Aujourd’hui, le ministère centrafricain des PME affirme que la règle des 30 % « ancre les ménages fragiles dans l’économie formelle et restaure la morale fiscale », tandis que des spécialistes de l’ONU comptabilisent une hausse de sept points de l’entrepreneuriat féminin depuis 2016 (base de données ONU Femmes, 2024).

Médiation sans frontières – un portefeuille à l’Union africaine

Depuis la présidence, Samba-Panza copréside le réseau FemWise-Africa de l’UA et a pris part aux pourparlers Tchad-Soudan, au processus constitutionnel sud-soudanais et, tout récemment, aux consultations de Lomé sur la crise du Kivu. Les procès-verbaux de l’UA lui attribuent l’insertion de clauses de marchés publics sensibles au genre dans les fonds de relance liés aux cessez-le-feu (Communiqué de l’UA, 2014), reflet de la « doctrine de Bangui » : le dividende de paix doit figurer en ligne budgétaire, non dans un communiqué final.

Héritage et limites du symbolique

L’indice Bertelsmann Transformation classe la Centrafrique comme « partiellement consolidée » mais distingue le Forum 2015 et le Code des PME comme réformes à « ruissellement démontré ». Pourtant, l’insécurité dans les préfectures — et la suspension du recensement en 2023 — révèle la fragilité de gains concentrés dans la capitale.

Les diplomates retiennent deux leçons. D’abord, les innovations normatives telles que la règle des 30 % ne sont politiquement viables que si elles s’adossent aux cycles de passation locaux plutôt qu’aux conditionnalités des bailleurs. Ensuite, les juridictions hybrides prospèrent lorsque le parrainage politique est à la fois charismatique et technocratique — alliance incarnée par cette avocate d’affaires surnommée « Mère Courage ».

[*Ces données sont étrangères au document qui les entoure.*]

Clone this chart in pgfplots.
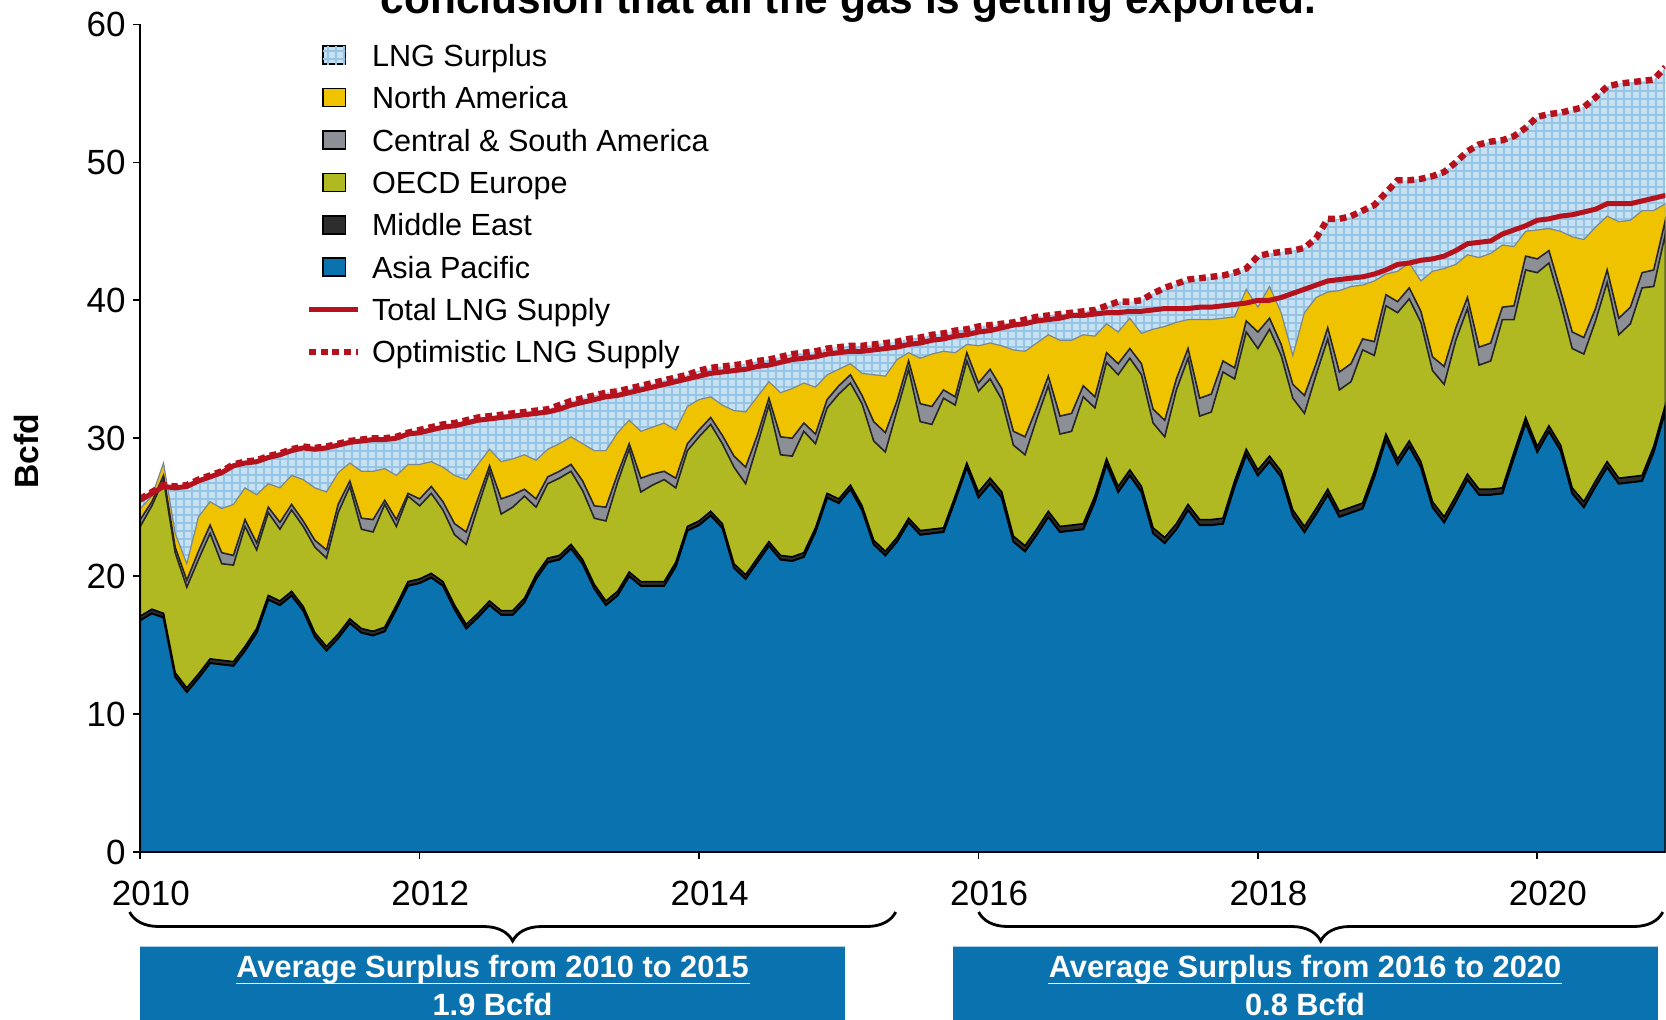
\documentclass[border=0pt]{standalone}
\usepackage{fontspec}
\setmainfont{Liberation Sans}
\usepackage{pgfplots}
\usepackage{pgfplotstable}
\pgfplotsset{compat=1.18}
\usetikzlibrary{patterns,decorations.pathreplacing}

\definecolor{asiablue}{RGB}{10,114,174}
\definecolor{medark}{RGB}{45,45,45}
\definecolor{eurolive}{RGB}{176,185,34}
\definecolor{csagray}{RGB}{141,143,150}
\definecolor{nayellow}{RGB}{240,195,0}
\definecolor{naedge}{RGB}{120,135,150}
\definecolor{lbfill}{RGB}{198,225,242}
\definecolor{lbgrid}{RGB}{150,196,228}
\definecolor{lngred}{RGB}{182,18,30}

\pgfdeclarepatternformonly{smallgrid}{\pgfqpoint{-0.5pt}{-0.5pt}}{\pgfqpoint{2.5pt}{2.5pt}}{\pgfqpoint{2pt}{2pt}}{%
  \pgfsetlinewidth{0.3pt}%
  \pgfpathmoveto{\pgfqpoint{0pt}{0pt}}\pgfpathlineto{\pgfqpoint{0pt}{2.01pt}}%
  \pgfpathmoveto{\pgfqpoint{0pt}{0pt}}\pgfpathlineto{\pgfqpoint{2.01pt}{0pt}}%
  \pgfusepath{stroke}}

% legend images keep a fixed 12.25pt wide cell
\newcommand{\legcell}{\pgfpathrectangle{\pgfpoint{0pt}{-2.5pt}}{\pgfpoint{12.25pt}{5pt}}\pgfusepath{discard}}
\pgfplotsset{
  patchleg/.style={legend image code/.code={
      \legcell
      \draw[##1, draw=black, line width=0.4pt] (3.45pt,-2.25pt) rectangle (9.05pt,2.25pt);}},
  lineleg/.style={legend image code/.code={
      \legcell
      \draw[##1] (0pt,0pt) -- (12.25pt,0pt);}},
}

% monthly values, Jan 2010 = 0; cumulative tops of each layer (Bcfd)
\pgfplotstableread{
m asia me eur csa na tot opt
0 16.8 17.1 23.6 24.1 24.9 25.5 25.6
1 17.3 17.6 25.1 25.4 25.8 26.0 26.1
2 17.0 17.3 27.0 27.3 28.2 26.5 26.6
3 12.7 13.0 21.7 22.1 23.1 26.4 26.5
4 11.6 11.9 19.2 19.7 20.9 26.5 26.6
5 12.6 12.9 21.2 21.8 24.3 26.9 27.0
6 13.7 14.0 23.1 23.7 25.4 27.2 27.3
7 13.6 13.9 20.9 21.7 24.9 27.5 27.6
8 13.5 13.8 20.8 21.5 25.2 28.0 28.1
9 14.6 14.9 23.6 24.1 26.4 28.2 28.3
10 15.9 16.2 21.9 22.4 25.9 28.3 28.4
11 18.3 18.6 24.6 25.0 26.7 28.6 28.7
12 17.9 18.2 23.4 23.9 26.4 28.8 28.9
13 18.6 18.9 24.8 25.2 27.3 29.1 29.2
14 17.5 17.8 23.6 24.0 27.0 29.3 29.4
15 15.6 15.9 22.1 22.6 26.4 29.2 29.3
16 14.6 14.9 21.3 21.9 26.1 29.3 29.4
17 15.5 15.8 24.6 25.2 27.5 29.5 29.6
18 16.6 16.9 26.5 26.9 28.2 29.7 29.8
19 15.9 16.2 23.4 24.2 27.6 29.8 29.9
20 15.7 16.0 23.2 24.1 27.6 29.9 30.0
21 16.0 16.3 25.2 25.5 27.8 29.9 30.0
22 17.6 17.9 23.6 24.1 27.3 30.0 30.1
23 19.3 19.6 25.8 26.0 28.1 30.3 30.4
24 19.5 19.8 25.1 25.6 28.1 30.4 30.6
25 19.9 20.2 26.0 26.5 28.3 30.6 30.8
26 19.3 19.6 24.8 25.4 27.9 30.8 31.0
27 17.6 17.9 23.0 23.8 27.3 30.9 31.1
28 16.2 16.5 22.3 23.2 27.0 31.1 31.3
29 17.0 17.3 25.0 25.6 28.1 31.3 31.5
30 17.9 18.2 27.6 28.0 29.2 31.4 31.6
31 17.2 17.5 24.5 25.6 28.3 31.5 31.7
32 17.2 17.5 25.0 25.9 28.5 31.6 31.8
33 18.1 18.4 25.8 26.3 28.8 31.7 31.9
34 19.8 20.1 25.0 25.6 28.4 31.8 32.0
35 21.0 21.3 26.7 27.2 29.2 31.9 32.1
36 21.2 21.5 27.1 27.6 29.6 32.1 32.4
37 22.0 22.3 27.6 28.1 30.1 32.4 32.7
38 20.9 21.2 26.2 26.9 29.6 32.6 32.9
39 19.1 19.4 24.2 25.1 29.1 32.8 33.1
40 17.9 18.2 24.0 25.0 29.1 33.0 33.3
41 18.6 18.9 26.8 27.4 30.4 33.1 33.4
42 20.0 20.3 29.2 29.6 31.3 33.3 33.6
43 19.3 19.6 26.1 27.1 30.5 33.5 33.8
44 19.3 19.6 26.6 27.4 30.8 33.7 34.0
45 19.3 19.6 27.0 27.6 31.1 33.9 34.2
46 20.7 21.0 26.4 27.1 30.6 34.1 34.4
47 23.3 23.6 29.1 29.6 32.3 34.3 34.6
48 23.7 24.0 30.1 30.6 32.8 34.5 34.9
49 24.4 24.7 31.0 31.5 33.0 34.7 35.1
50 23.5 23.8 29.6 30.2 32.4 34.8 35.2
51 20.6 20.9 27.9 28.7 32.0 34.9 35.3
52 19.8 20.1 26.7 27.9 31.9 35.0 35.4
53 21.0 21.3 29.5 30.2 33.0 35.2 35.6
54 22.2 22.5 32.4 32.9 34.1 35.3 35.7
55 21.2 21.5 28.8 30.1 33.3 35.5 35.9
56 21.1 21.4 28.7 30.0 33.6 35.7 36.1
57 21.4 21.7 30.5 31.1 34.0 35.8 36.2
58 23.2 23.5 29.6 30.3 33.7 35.9 36.3
59 25.7 26.0 32.2 32.8 34.6 36.1 36.5
60 25.3 25.6 33.2 33.8 35.0 36.2 36.6
61 26.3 26.6 34.0 34.6 35.4 36.3 36.7
62 24.8 25.1 32.5 33.1 34.7 36.3 36.7
63 22.3 22.6 29.8 31.2 34.6 36.4 36.8
64 21.5 21.8 29.0 30.4 34.5 36.5 36.9
65 22.5 22.8 32.0 32.7 35.7 36.6 37.0
66 23.9 24.2 35.0 35.6 36.2 36.8 37.2
67 23.0 23.3 31.2 32.5 35.8 36.9 37.3
68 23.1 23.4 31.0 32.3 36.1 37.1 37.5
69 23.2 23.5 32.9 33.5 36.3 37.2 37.6
70 25.5 25.8 32.4 33.0 36.2 37.4 37.8
71 27.9 28.2 35.6 36.2 36.8 37.5 37.9
72 25.7 26.1 33.4 34.0 36.7 37.7 38.1
73 26.7 27.1 34.3 35.0 36.9 37.8 38.2
74 25.7 26.1 32.8 33.6 36.7 38.0 38.3
75 22.5 22.9 29.5 30.5 36.4 38.2 38.4
76 21.8 22.2 28.8 30.1 36.3 38.3 38.6
77 23.0 23.4 31.4 32.2 36.9 38.5 38.8
78 24.3 24.7 33.8 34.5 37.5 38.6 38.9
79 23.2 23.6 30.3 31.6 37.1 38.7 39.0
80 23.3 23.7 30.5 31.8 37.1 38.9 39.1
81 23.4 23.8 33.0 33.8 37.5 38.9 39.2
82 25.4 25.8 32.2 33.0 37.4 39.0 39.3
83 28.1 28.5 35.5 36.2 38.3 39.1 39.6
84 26.1 26.5 34.6 35.4 37.7 39.1 39.9
85 27.3 27.7 35.8 36.5 38.7 39.2 39.9
86 26.1 26.5 34.6 35.4 37.6 39.2 40.0
87 23.1 23.5 31.1 32.1 37.9 39.3 40.5
88 22.4 22.8 30.1 31.3 38.1 39.4 40.9
89 23.4 23.8 33.5 34.3 38.4 39.4 41.2
90 24.8 25.2 35.8 36.5 38.6 39.4 41.5
91 23.7 24.1 31.6 32.9 38.6 39.5 41.6
92 23.7 24.1 31.9 33.2 38.6 39.5 41.7
93 23.8 24.2 34.8 35.6 38.7 39.6 41.8
94 26.5 26.9 34.3 35.1 38.8 39.7 42.0
95 28.8 29.2 37.7 38.5 40.8 39.8 42.3
96 27.3 27.7 36.5 37.7 39.5 40.0 43.2
97 28.3 28.7 37.9 38.7 41.0 40.0 43.4
98 27.2 27.6 36.0 36.8 39.1 40.2 43.5
99 24.4 24.8 32.9 33.9 36.0 40.5 43.6
100 23.2 23.6 31.8 33.1 39.1 40.8 43.8
101 24.5 24.9 34.6 35.4 40.2 41.1 44.5
102 25.9 26.3 37.2 38.0 40.6 41.4 45.9
103 24.3 24.7 33.5 34.8 40.7 41.5 45.9
104 24.6 25.0 34.1 35.4 41.0 41.6 46.1
105 24.9 25.3 36.4 37.2 41.1 41.7 46.5
106 27.2 27.6 36.0 37.0 41.4 41.9 46.9
107 29.9 30.3 39.6 40.4 41.9 42.2 47.8
108 28.1 28.5 39.1 39.9 42.1 42.6 48.7
109 29.4 29.8 40.1 40.9 42.7 42.7 48.7
110 27.9 28.3 38.4 39.2 41.4 42.9 48.8
111 25.0 25.4 34.9 35.9 42.1 43.0 49.0
112 23.9 24.3 33.9 35.2 42.3 43.2 49.3
113 25.4 25.8 37.1 38.0 42.6 43.6 50.0
114 27.0 27.4 39.4 40.2 43.3 44.1 50.8
115 25.9 26.3 35.3 36.6 43.1 44.2 51.3
116 25.9 26.3 35.6 36.9 43.4 44.3 51.5
117 26.0 26.4 38.6 39.5 44.0 44.8 51.6
118 28.6 29.0 38.6 39.6 43.9 45.1 51.9
119 31.1 31.5 42.2 43.2 45.0 45.4 52.5
120 29.0 29.4 42.0 43.0 45.1 45.8 53.3
121 30.5 30.9 42.7 43.6 45.2 45.9 53.5
122 29.1 29.5 39.8 40.7 45.0 46.1 53.6
123 26.0 26.4 36.5 37.7 44.6 46.2 53.8
124 25.0 25.4 36.1 37.3 44.4 46.4 54.0
125 26.5 26.9 38.5 39.4 45.3 46.6 54.7
126 27.9 28.3 41.3 42.2 46.1 47.0 55.5
127 26.7 27.1 37.5 38.7 45.7 47.0 55.7
128 26.8 27.2 38.3 39.5 45.8 47.0 55.8
129 26.9 27.3 40.9 42.0 46.5 47.2 55.9
130 29.0 29.4 41.0 42.2 46.5 47.4 56.0
131 32.0 32.4 44.8 45.8 47.0 47.6 56.9
}\lngdata

\begin{document}
\begin{tikzpicture}
\begin{axis}[
  at={(0pt,0pt)}, anchor=south west,
  scale only axis, width=381.27pt, height=206.9pt,
  xmin=0, xmax=131, ymin=0, ymax=60,
  axis lines=left, axis line style={-, line width=0.5pt, black},
  axis on top,
  xtick={0,24,48,72,96,120}, xticklabels={2010,2012,2014,2016,2018,2020},
  ytick={0,10,20,30,40,50,60}, yticklabels={0,10,20,30,40,50,60},
  /pgf/number format/assume math mode=true,
  tick align=outside, major tick length=1.85pt,
  tick style={black, line width=0.4pt},
  ticklabel style={font=\fontsize{8.75}{10}\selectfont, inner sep=0pt},
  xticklabel style={anchor=north, yshift=-5.2pt, xshift=2.65pt},
  yticklabel style={anchor=east, xshift=-1.6pt},
  legend cell align=left,
  legend style={draw=none, fill=none, inner sep=0pt, outer sep=0pt,
    at={(0.10869,0.97598)}, anchor=north west,
    row sep=5.09pt, column sep=2.65pt,
    font=\fontsize{7.65}{9}\selectfont,
    nodes={inner sep=0pt, text height=5.5pt, text depth=0pt}},
]
\addplot[patchleg, fill=lbfill, draw=none, postaction={pattern=smallgrid, pattern color=lbgrid}]
  table[x=m, y=opt]{\lngdata} \closedcycle;
\addlegendentry{LNG Surplus}
\addplot[patchleg, fill=nayellow, draw=naedge, line width=0.3pt]
  table[x=m, y=na]{\lngdata} \closedcycle;
\addlegendentry{North America}
\addplot[patchleg, fill=csagray, draw=black!85, line width=0.4pt]
  table[x=m, y=csa]{\lngdata} \closedcycle;
\addlegendentry{Central \& South America}
\addplot[patchleg, fill=eurolive, draw=black!85, line width=0.4pt]
  table[x=m, y=eur]{\lngdata} \closedcycle;
\addlegendentry{OECD Europe}
\addplot[patchleg, fill=medark, draw=black, line width=0.4pt]
  table[x=m, y=me]{\lngdata} \closedcycle;
\addlegendentry{Middle East}
\addplot[patchleg, fill=asiablue, draw=black, line width=0.5pt]
  table[x=m, y=asia]{\lngdata} \closedcycle;
\addlegendentry{Asia Pacific}
\addplot[lineleg, lngred, line width=1.25pt] table[x=m, y=tot]{\lngdata};
\addlegendentry{Total LNG Supply}
\addplot[lineleg, lngred, line width=1.6pt, dash pattern=on 1.7pt off 1.2pt]
  table[x=m, y=opt]{\lngdata};
\addlegendentry{Optimistic LNG Supply}
\end{axis}

% annotations, in reference pixels relative to the axis origin
\begin{scope}[x=0.25pt, y=0.25pt]
  \node[anchor=base, inner sep=0pt, font=\fontsize{10.6}{12}\selectfont\bfseries]
    at (708.25,838) {conclusion that all the gas is getting exported.};
  \node[rotate=90, inner sep=0pt, font=\fontsize{8.4}{10}\selectfont\bfseries]
    at (-113.65,400.4) {Bcfd};

  \draw[decorate, decoration={brace, mirror, amplitude=7.25pt}, line width=0.7pt]
    (-10.65,-60) -- (755.45,-60);
  \draw[decorate, decoration={brace, mirror, amplitude=7.25pt}, line width=0.7pt]
    (838.35,-60) -- (1522.55,-60);

  \fill[asiablue] (-0.25,-93.6) rectangle (704.75,-190);
  \fill[asiablue] (812.75,-93.6) rectangle (1517.25,-190);
  \draw[asiablue!35, line width=0.3pt] (-0.25,-94.2) -- (704.75,-94.2);
  \draw[asiablue!35, line width=0.3pt] (812.75,-94.2) -- (1517.25,-94.2);

  \node[anchor=base, inner sep=0pt, text=white, font=\fontsize{7.7}{9}\selectfont\bfseries]
    (t1) at (352.25,-125.9) {Average Surplus from 2010 to 2015};
  \draw[white, line width=0.45pt] ([yshift=-1.4pt]t1.base west) -- ([yshift=-1.4pt]t1.base east);
  \node[anchor=base, inner sep=0pt, text=white, font=\fontsize{7.7}{9}\selectfont\bfseries]
    at (352.25,-163) {1.9 Bcfd};

  \node[anchor=base, inner sep=0pt, text=white, font=\fontsize{7.7}{9}\selectfont\bfseries]
    (t2) at (1164.75,-125.9) {Average Surplus from 2016 to 2020};
  \draw[white, line width=0.45pt] ([yshift=-1.4pt]t2.base west) -- ([yshift=-1.4pt]t2.base east);
  \node[anchor=base, inner sep=0pt, text=white, font=\fontsize{7.7}{9}\selectfont\bfseries]
    at (1164.75,-163) {0.8 Bcfd};
\end{scope}

\pgfresetboundingbox
\useasboundingbox (-35.0625pt,-41.75pt) rectangle (381.4375pt,213pt);
\end{tikzpicture}
\end{document}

Un dividende de paix qui continue de rapporter

Le mandat de Catherine Samba-Panza montre comment un leadership de transition peut entrelacer sécurité dure et économie sexuée : transformer un cessez-le-feu en registre d’achats publics et un forum de vérité en justice statutaire. Dix ans plus tard, les engagements de désarmement du Forum de Bangui et la norme de marchés à 30 % demeurent des références pour les envoyés de l’UA et les planificateurs de la Banque mondiale. Dans une région où les coups d’État dépassent les constitutions, son héritage rappelle aux décideurs qu’un tableur, manié avec discernement, peut valoir le fusil d’un casque bleu.